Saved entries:

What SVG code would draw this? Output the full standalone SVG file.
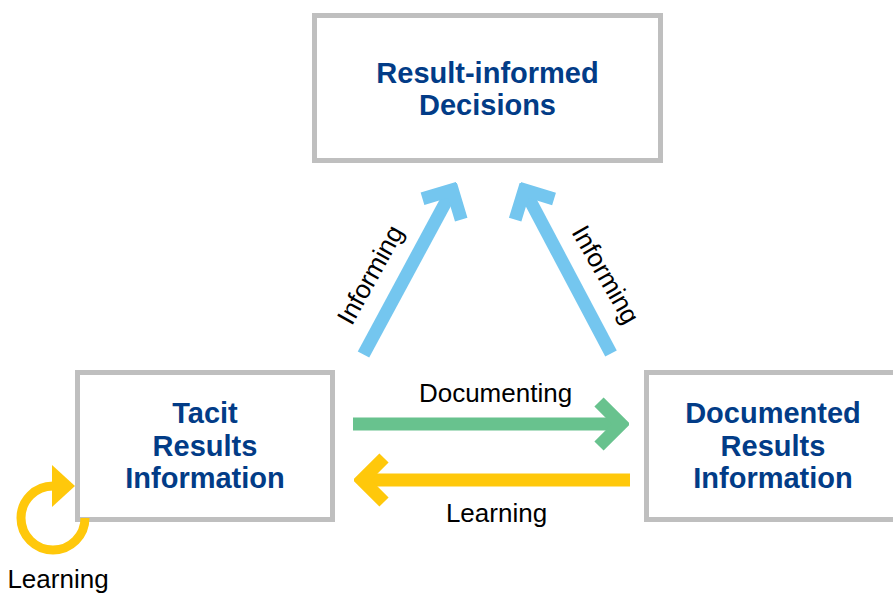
<svg xmlns="http://www.w3.org/2000/svg" width="893" height="594" viewBox="0 0 893 594">
<style>
.box{fill:#fff;stroke:#bfbfbf;stroke-width:5}
.nt{font-family:"Liberation Sans",Arial,sans-serif;font-weight:bold;font-size:29px;fill:#023c87;text-anchor:middle}
.lb{font-family:"Liberation Sans",Arial,sans-serif;font-size:26px;fill:#000;text-anchor:middle}
.sh{fill:none;stroke-width:13;stroke-linecap:butt}
</style>
<defs>
<marker id="hb" viewBox="-32 -32 40 64" markerWidth="40" markerHeight="64" refX="0" refY="0" orient="auto" markerUnits="userSpaceOnUse">
<path d="M-22,-22 L0,0 L-22,22" fill="none" stroke="#74c6ef" stroke-width="13" stroke-linejoin="miter"/>
</marker>
<marker id="hg" viewBox="-32 -32 40 64" markerWidth="40" markerHeight="64" refX="0" refY="0" orient="auto" markerUnits="userSpaceOnUse">
<path d="M-22,-22 L0,0 L-22,22" fill="none" stroke="#68c28e" stroke-width="13" stroke-linejoin="miter"/>
</marker>
<marker id="hy" viewBox="-32 -32 40 64" markerWidth="40" markerHeight="64" refX="0" refY="0" orient="auto" markerUnits="userSpaceOnUse">
<path d="M-22,-22 L0,0 L-22,22" fill="none" stroke="#ffc80b" stroke-width="13" stroke-linejoin="miter"/>
</marker>
</defs>
<g id="node-decisions">
<rect class="box" x="314.5" y="15.5" width="346" height="145"/>
<text class="nt" x="487.5" y="83">Result-informed</text>
<text class="nt" x="487.5" y="115">Decisions</text>
</g>
<g id="node-tacit">
<rect class="box" x="77.5" y="372.5" width="255" height="147"/>
<text class="nt" x="205" y="423">Tacit</text>
<text class="nt" x="205" y="455.5">Results</text>
<text class="nt" x="205" y="488">Information</text>
</g>
<g id="node-documented">
<rect class="box" x="646.5" y="372.5" width="254" height="147"/>
<text class="nt" x="773" y="423">Documented</text>
<text class="nt" x="773" y="455.5">Results</text>
<text class="nt" x="773" y="488">Information</text>
</g>
<g id="connectors">
<line class="sh" x1="363.5" y1="354.5" x2="452.3" y2="189.8" stroke="#74c6ef" marker-end="url(#hb)"/>
<line class="sh" x1="611" y1="353.5" x2="524.3" y2="189.8" stroke="#74c6ef" marker-end="url(#hb)"/>
<line class="sh" x1="353" y1="424" x2="621" y2="424" stroke="#68c28e" marker-end="url(#hg)"/>
<line class="sh" x1="630" y1="480" x2="362" y2="480" stroke="#ffc80b" marker-end="url(#hy)"/>
<path d="M53,486 A32,32 0 1 0 85,518" fill="none" stroke="#ffc80b" stroke-width="9"/>
<polygon points="52,465 75,486 52,507" fill="#ffc80b"/>
<text class="lb" transform="translate(378,279) rotate(-61)">Informing</text>
<text class="lb" transform="translate(598,279) rotate(60)">Informing</text>
<text class="lb" x="495.5" y="402">Documenting</text>
<text class="lb" x="496.5" y="522">Learning</text>
<text class="lb" x="58" y="588">Learning</text>
</g>
</svg>
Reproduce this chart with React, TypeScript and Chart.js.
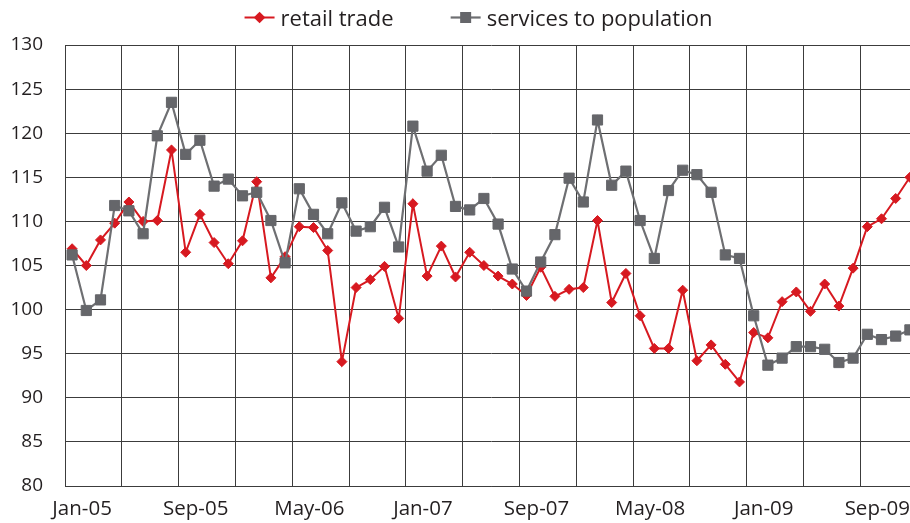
import React, { useEffect, useRef } from 'react';
import { Chart, registerables } from 'chart.js';

Chart.register(...registerables);

// ---- data ----
const categories: string[] = [
  'Jan-05', 'Feb-05', 'Mar-05', 'Apr-05', 'May-05', 'Jun-05', 'Jul-05', 'Aug-05', 'Sep-05', 'Oct-05', 'Nov-05', 'Dec-05',
  'Jan-06', 'Feb-06', 'Mar-06', 'Apr-06', 'May-06', 'Jun-06', 'Jul-06', 'Aug-06', 'Sep-06', 'Oct-06', 'Nov-06', 'Dec-06',
  'Jan-07', 'Feb-07', 'Mar-07', 'Apr-07', 'May-07', 'Jun-07', 'Jul-07', 'Aug-07', 'Sep-07', 'Oct-07', 'Nov-07', 'Dec-07',
  'Jan-08', 'Feb-08', 'Mar-08', 'Apr-08', 'May-08', 'Jun-08', 'Jul-08', 'Aug-08', 'Sep-08', 'Oct-08', 'Nov-08', 'Dec-08',
  'Jan-09', 'Feb-09', 'Mar-09', 'Apr-09', 'May-09', 'Jun-09', 'Jul-09', 'Aug-09', 'Sep-09', 'Oct-09', 'Nov-09', 'Dec-09',
];

const retailTrade: number[] = [
  106.9, 105.0, 107.9, 109.8, 112.2, 110.0, 110.1, 118.1, 106.5, 110.8,
  107.6, 105.2, 107.8, 114.5, 103.6, 106.0, 109.4, 109.3, 106.7, 94.1,
  102.5, 103.4, 104.9, 99.0, 112.0, 103.8, 107.2, 103.7, 106.5, 105.0,
  103.8, 102.9, 101.6, 104.8, 101.5, 102.3, 102.5, 110.1, 100.8, 104.1,
  99.3, 95.6, 95.6, 102.2, 94.2, 96.0, 93.8, 91.8, 97.4, 96.8,
  100.9, 102.0, 99.8, 102.9, 100.4, 104.7, 109.4, 110.3, 112.6, 115.0,
];

const servicesToPopulation: number[] = [
  106.2, 99.9, 101.1, 111.8, 111.2, 108.6, 119.7, 123.5, 117.6, 119.2,
  114.0, 114.8, 112.9, 113.3, 110.1, 105.3, 113.7, 110.8, 108.6, 112.1,
  108.9, 109.4, 111.6, 107.1, 120.8, 115.7, 117.5, 111.7, 111.3, 112.6,
  109.7, 104.6, 102.1, 105.4, 108.5, 114.9, 112.2, 121.5, 114.1, 115.7,
  110.1, 105.8, 113.5, 115.8, 115.3, 113.3, 106.2, 105.8, 99.3, 93.7,
  94.5, 95.8, 95.8, 95.5, 94.0, 94.5, 97.2, 96.6, 97.0, 97.7,
];

const seriesLabels = ['retail trade', 'services to population'];
const yMin = 80;
const yMax = 130;
const yStep = 5;
const labelEvery = 8;
const gridEvery = 4;

// ---- styles ----
const RED = '#d71920';
const GRAY_MARK = '#65666a';
const GRAY_LINE = '#6e6f72';
const GRID = '#3c3c3c';
const TEXT = '#231f20';
const FONT = "'Open Sans', sans-serif";

const legendPlugin = {
  id: 'lineLegend',
  afterDraw(chart: any) {
    const ctx = chart.ctx as CanvasRenderingContext2D;
    ctx.save();
    ctx.font = `22px ${FONT}`;
    const datasets = chart.data.datasets as any[];
    const order = [0, 1];
    const markerW = 30;
    const textGap = 6;
    const itemGap = 57;
    const widths = order.map((i) => ctx.measureText(datasets[i].label).width);
    const total = widths.reduce((s, w) => s + markerW + textGap + w, 0) + itemGap * (order.length - 1);
    let x = 478.5 - total / 2;
    const my = 17.5;
    const ty = 20;
    order.forEach((di, k) => {
      const ds = datasets[di];
      ctx.strokeStyle = ds.borderColor;
      ctx.lineWidth = ds.borderWidth;
      ctx.beginPath();
      ctx.moveTo(x, my);
      ctx.lineTo(x + markerW, my);
      ctx.stroke();
      const cx = x + markerW / 2;
      ctx.fillStyle = ds.pointBackgroundColor;
      ctx.beginPath();
      if (ds.pointStyle === 'rectRot') {
        const r = 5.8;
        ctx.moveTo(cx - r, my);
        ctx.lineTo(cx, my - r);
        ctx.lineTo(cx + r, my);
        ctx.lineTo(cx, my + r);
        ctx.closePath();
      } else {
        const h = 5.5;
        ctx.rect(cx - h, my - h, 2 * h, 2 * h);
      }
      ctx.fill();
      ctx.fillStyle = TEXT;
      ctx.textAlign = 'left';
      ctx.textBaseline = 'middle';
      ctx.fillText(ds.label, x + markerW + textGap, ty);
      x += markerW + textGap + widths[k] + itemGap;
    });
    ctx.restore();
  },
};

export default function App() {
  const ref = useRef<HTMLCanvasElement>(null);

  useEffect(() => {
    const canvas = ref.current;
    if (!canvas) return;
    Chart.defaults.font.family = FONT;
    Chart.defaults.color = TEXT;
    const chart = new Chart(canvas, {
      type: 'line',
      data: {
        labels: categories,
        datasets: [
          {
            label: seriesLabels[0],
            data: retailTrade,
            borderColor: RED,
            backgroundColor: RED,
            borderWidth: 2,
            pointStyle: 'rectRot',
            pointRadius: 5,
            pointBackgroundColor: RED,
            pointBorderColor: RED,
            pointBorderWidth: 1,
            tension: 0,
            order: 2,
          },
          {
            label: seriesLabels[1],
            data: servicesToPopulation,
            borderColor: GRAY_LINE,
            backgroundColor: GRAY_MARK,
            borderWidth: 2.2,
            pointStyle: 'rect',
            pointRadius: 7.2,
            pointBackgroundColor: GRAY_MARK,
            pointBorderColor: GRAY_MARK,
            pointBorderWidth: 1,
            tension: 0,
            order: 1,
          },
        ],
      },
      options: {
        responsive: false,
        animation: false,
        devicePixelRatio: 1,
        layout: { padding: { top: 45, left: 0, right: 13, bottom: 0 } },
        plugins: {
          legend: { display: false },
          tooltip: { enabled: false },
        },
        scales: {
          x: {
            type: 'category',
            offset: true,
            grid: {
              offset: true,
              drawTicks: false,
              color: (c: any) => (c.index % gridEvery === 0 ? GRID : 'rgba(0,0,0,0)'),
              lineWidth: 1,
            },
            border: { display: true, color: GRID, width: 1 },
            ticks: {
              autoSkip: false,
              maxRotation: 0,
              minRotation: 0,
              padding: 11,
              labelOffset: 10,
              color: TEXT,
              font: { size: 20.5, family: FONT },
              callback: (_v: any, i: number) => (i % labelEvery === 0 ? categories[i] : ''),
            },
            afterFit: (s: any) => {
              s.height = 37;
            },
          },
          y: {
            min: yMin,
            max: yMax,
            grid: { drawTicks: false, color: GRID, lineWidth: 1 },
            border: { display: true, color: GRID, width: 1 },
            ticks: {
              stepSize: yStep,
              padding: 22,
              color: TEXT,
              font: { size: 19, family: FONT },
            },
            afterFit: (s: any) => {
              s.width = 65;
            },
          },
        },
      },
      plugins: [legendPlugin],
    });
    return () => chart.destroy();
  }, []);

  return (
    <div
      style={{
        position: 'fixed',
        left: 0,
        top: 0,
        width: 910,
        height: 523,
        overflow: 'hidden',
        background: '#ffffff',
      }}
    >
      <canvas ref={ref} width={930} height={523} style={{ display: 'block', width: 930, height: 523 }} />
    </div>
  );
}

§ **Exercise**
Leave out the pictures and give again exactly the lines from the one with "Reproduce this chart" through the one with "Chart.register(...registerables);", and no others.

§ **Result of the task**
Reproduce this chart with React, TypeScript and Chart.js.
import React, { useEffect, useRef } from 'react';
import { Chart, registerables } from 'chart.js';

Chart.register(...registerables);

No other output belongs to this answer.